We think of Facebook and Twitter as platforms for you and me and our fellow citizens to share information and opinions and photos and just plain fun.

But our government agencies are also on those platforms, secretly as well as openly.

And not just for fun and games.

It’s a serious information war out there — with mis- and dis- elements, too — and Facebook and Twitter may be in over their heads.

“The takedowns in recent years by Twitter and Facebook of more than 150 bogus personas and media sites created in the United States,” wrote Ellen Nakashima in the Washington Post in mid-September, “was disclosed last month by internet researchers Graphika and the Stanford Internet Observatory. While the researchers did not attribute the sham accounts to the U.S. military, two officials familiar with the matter said that U.S. Central Command is among those whose activities are facing scrutiny.”

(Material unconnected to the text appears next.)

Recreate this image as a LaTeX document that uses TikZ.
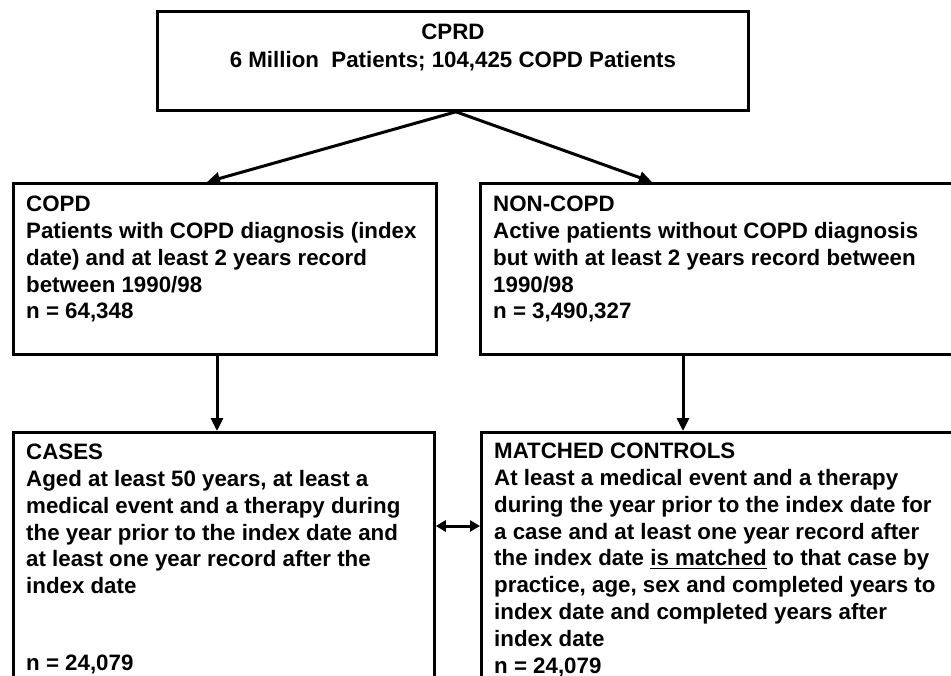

Ms. Nakashima’s report begins with the big news: “Colin Kahl, the undersecretary of defense for policy, last week instructed the military commands that engage in psychological operations online to provide a full accounting of their activities by next month,” and we are told of a “sweeping audit” to probe how the Pentagon “conducts clandestine information warfare.”

This is largely in response to Facebook and Twitter identifying and removing “fake accounts suspected of being run by the U.S. military in violation of the platforms’ rules.”

Social media companies took down actual U.S. military psy-op accounts. But it is worth noting that the report does not mention Facebook or Twitter taking down foreign equivalents, though that has happened in the past.

It might be time to reconsider all government activity in social media.

This is Common Sense. I’m Paul Jacob.